The year 2012 may not be the best year on record for the United States in general, but NASA is certainly on a role and it should be noted. For that matter, JAXA is doing pretty well and the Russian Soyuz program is back on track after many years of slump.
NASA is one organization that has not let up in its endeavors, and the incredible successes of the past twenty-odd missions makes me doubt that space pundits with have much clout in getting funding reduced, no matter how bad things get in other areas of economics.
NASA is on pins and needles today as the MSL, the Mars Science Laboratory mission is set to release its highly acclaimed lander, Curiosity within the next 16 hours of writing. The Martian landing of the most impressive, most expensive, largest and most technologically sophisticated robotic rover ever conceived is about to take place and a great many people, myself included, have the highest expectations. The fact is simple: the resounding successes of NASA’s previous missions has led to this monumental challenge. In turn, the success of MSL and Curiosity is the precursor to eventual human exploration of Mars. Its success is not guaranteed, but obviously required as a key step.
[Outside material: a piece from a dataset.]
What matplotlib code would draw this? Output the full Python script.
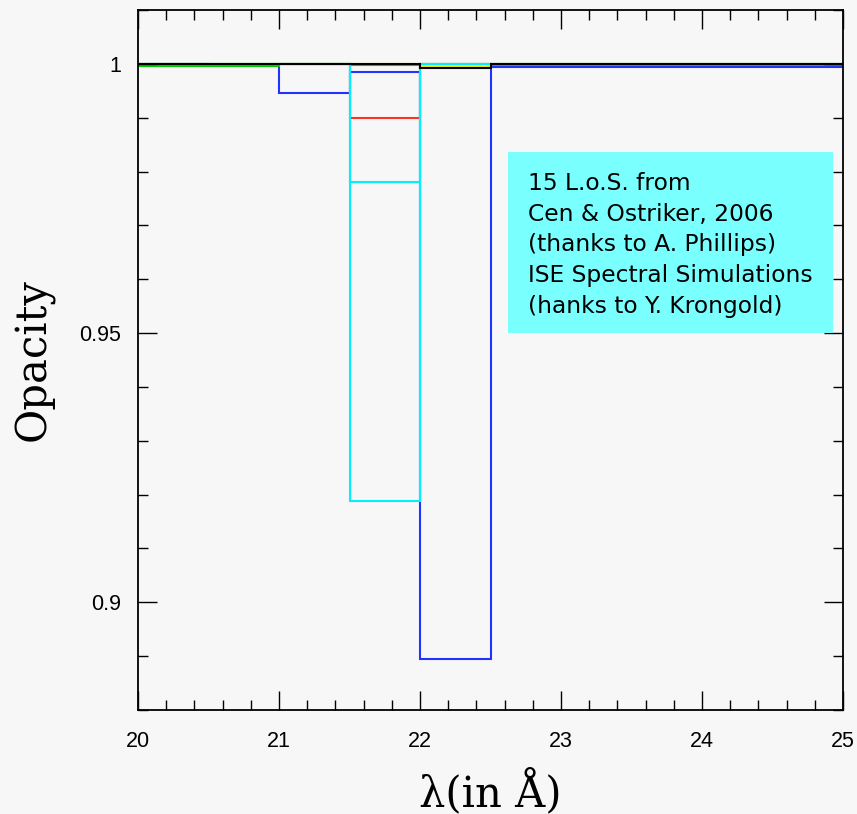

Other successful missions of note are Cassini-Huygens which has been orbiting Saturn for eight years and has had a successful landing on the giant moon Titan, Juno, which is in its ninth month on the way to exploring Jupiter and its Gallilean satellites, New Horizons, well into its fifth year on road to Pluto, Messenger which just completed its 1000th orbit of Mercury last June and provides more info about our innermost planet than ever before, and the LRO, the Lunar Reconnaissance Orbiter which has empirically identified all of the Apollo landing sites.